Here, we see two important concepts: the choice of analyses, and the setting of values. We believe that the choice of analyses should be based on the necessity of manufacturing quality, finished products with no issues on the production line. Unfortunately, what is all too often observed is a discrepancy between the laboratory and production. And yet we see all the benefits that communication between these two entities can bring.
A good example of this approach is the use of tools such as the Mixolab 2 Profiler (Figure 1) in secondary processing. The main purpose of the Profiler is to study flours that satisfy the needs of production as well as other flours.
On the basis of this feedback, we can then:
1) Identify the most relevant parameters
2) Determine values which correspond to positive results (and thus set limits)
3) Construct a target quality profile of the flour to be used for each finished product
It's clear that this approach, based on observation and not on "prior experience," has great potential. This has been confirmed everywhere it has been used.

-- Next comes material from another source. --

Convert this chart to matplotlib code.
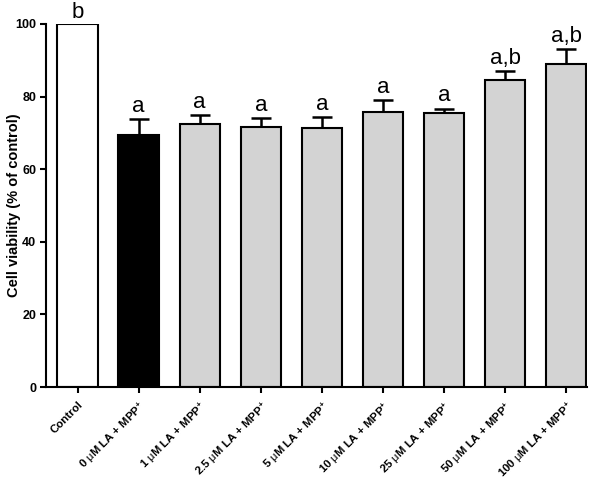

However, it seems that this approach still faces a certain conservatism. Many secondary processing industries currently don't have control laboratories, their premise being that "it is up to the millers to do the analyses and deliver the right flour." This is understandable, but one could object to it, because on the one hand, trust does not exclude control and that by not controlling, you could be exposing yourself to "surprises"... on the other hand, for it to work, very strong and consistent feedback is required from the production lines to the millers. This is sometimes done, but not always.
What we often see, however, is the use of control devices "out of habit." In some countries, we've seen manufacturers ask their millers for certain types of analyses. When asked why this device rather than another, the answer is often "we've always done it this way." But in an increasingly competitive world, habit can also lead to a loss of business. This is particularly observed in very innovative quality control approaches based on the above-mentioned concepts implemented by some manufacturers.
Everywhere, quality is defined by the attributes which cause consumers to like and purchase products. The quality control of raw materials must integrate this dimension and give the means to work on mastering the indicators which really matter. This often requires a new approach which is more dynamic and open to laboratory innovation.